--- Exercise ---
Return the material word for word. Do not include the pictures.

# # # # # # #

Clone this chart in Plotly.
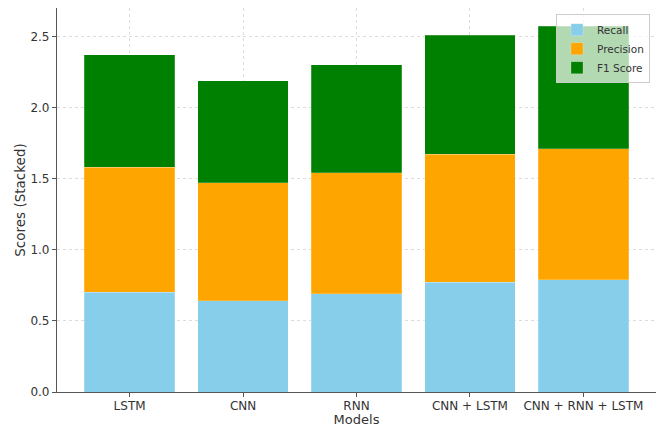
import plotly.graph_objects as go

models = ["LSTM", "CNN", "RNN", "CNN + LSTM", "CNN + RNN + LSTM"]
recall = [0.70, 0.64, 0.69, 0.77, 0.79]
precision = [0.88, 0.83, 0.85, 0.90, 0.92]
f1_score = [0.79, 0.72, 0.76, 0.84, 0.86]

series = [("Recall", recall, "#87CEEB"), ("Precision", precision, "#FFA500"), ("F1 Score", f1_score, "#008000")]

fig = go.Figure()
for name, vals, color in series:
    fig.add_trace(go.Bar(x=models, y=vals, name=name, marker=dict(color=color, line=dict(width=0.6, color="rgba(255,255,255,0.35)"))))

font = "DejaVu Sans, sans-serif"
fig.update_layout(
    width=661, height=427,
    barmode="stack", bargap=0.2,
    plot_bgcolor="white", paper_bgcolor="white",
    margin=dict(l=57, r=5, t=8, b=35),
    font=dict(family=font, size=12, color="#333333"),
    legend=dict(x=0.99, y=0.984, xanchor="right", yanchor="top", bgcolor="rgba(255,255,255,0.7)",
                bordercolor="#cccccc", borderwidth=1, font=dict(size=10.5), traceorder="normal",
                tracegroupgap=0, itemwidth=30),
    xaxis=dict(title=dict(text="Models", standoff=4, font=dict(size=13)), range=[-0.64, 4.64], automargin=False,
               showline=True, linecolor="#555555", linewidth=1.2, ticks="outside", ticklen=4, tickcolor="#555555",
               ticklabelstandoff=-2,
               showgrid=True, gridcolor="#dddddd", griddash="dot", gridwidth=0.8, zeroline=False),
    yaxis=dict(title=dict(text="Scores (Stacked)", standoff=1, font=dict(size=13.5)), range=[0, 2.70], automargin=False,
               tickvals=[0, 0.5, 1.0, 1.5, 2.0, 2.5], tickformat=".1f",
               showline=True, linecolor="#555555", linewidth=1.2, ticks="outside", ticklen=4, tickcolor="#555555",
               showgrid=True, gridcolor="#dddddd", griddash="dot", gridwidth=0.8, zeroline=False),
)
fig.write_html("out.html", config={"displayModeBar": False},
               post_script="document.body.style.margin='0';document.body.style.overflow='hidden';")
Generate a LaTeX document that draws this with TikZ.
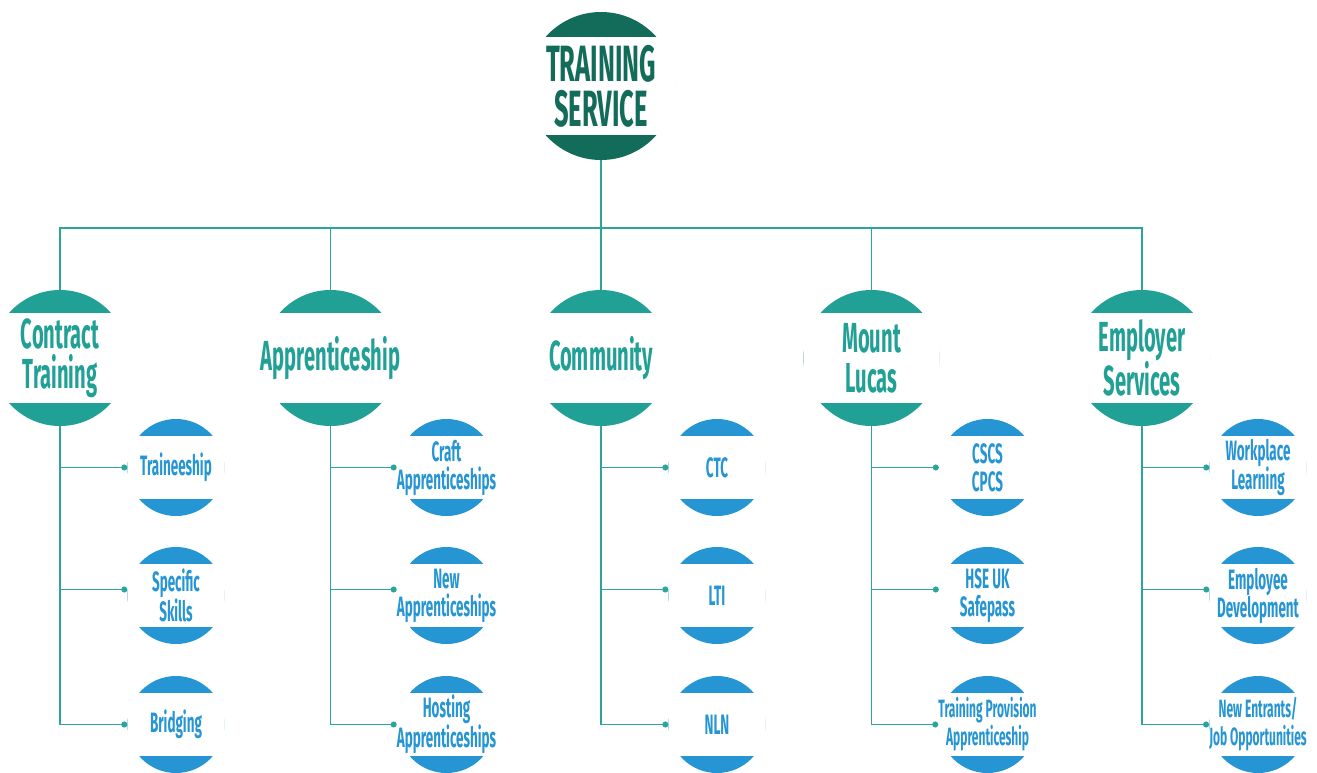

# # # # # # #

--- Written response ---
Clone this chart in Plotly.
import plotly.graph_objects as go

models = ["LSTM", "CNN", "RNN", "CNN + LSTM", "CNN + RNN + LSTM"]
recall = [0.70, 0.64, 0.69, 0.77, 0.79]
precision = [0.88, 0.83, 0.85, 0.90, 0.92]
f1_score = [0.79, 0.72, 0.76, 0.84, 0.86]

series = [("Recall", recall, "#87CEEB"), ("Precision", precision, "#FFA500"), ("F1 Score", f1_score, "#008000")]

fig = go.Figure()
for name, vals, color in series:
    fig.add_trace(go.Bar(x=models, y=vals, name=name, marker=dict(color=color, line=dict(width=0.6, color="rgba(255,255,255,0.35)"))))

font = "DejaVu Sans, sans-serif"
fig.update_layout(
    width=661, height=427,
    barmode="stack", bargap=0.2,
    plot_bgcolor="white", paper_bgcolor="white",
    margin=dict(l=57, r=5, t=8, b=35),
    font=dict(family=font, size=12, color="#333333"),
    legend=dict(x=0.99, y=0.984, xanchor="right", yanchor="top", bgcolor="rgba(255,255,255,0.7)",
                bordercolor="#cccccc", borderwidth=1, font=dict(size=10.5), traceorder="normal",
                tracegroupgap=0, itemwidth=30),
    xaxis=dict(title=dict(text="Models", standoff=4, font=dict(size=13)), range=[-0.64, 4.64], automargin=False,
               showline=True, linecolor="#555555", linewidth=1.2, ticks="outside", ticklen=4, tickcolor="#555555",
               ticklabelstandoff=-2,
               showgrid=True, gridcolor="#dddddd", griddash="dot", gridwidth=0.8, zeroline=False),
    yaxis=dict(title=dict(text="Scores (Stacked)", standoff=1, font=dict(size=13.5)), range=[0, 2.70], automargin=False,
               tickvals=[0, 0.5, 1.0, 1.5, 2.0, 2.5], tickformat=".1f",
               showline=True, linecolor="#555555", linewidth=1.2, ticks="outside", ticklen=4, tickcolor="#555555",
               showgrid=True, gridcolor="#dddddd", griddash="dot", gridwidth=0.8, zeroline=False),
)
fig.write_html("out.html", config={"displayModeBar": False},
               post_script="document.body.style.margin='0';document.body.style.overflow='hidden';")
Generate a LaTeX document that draws this with TikZ.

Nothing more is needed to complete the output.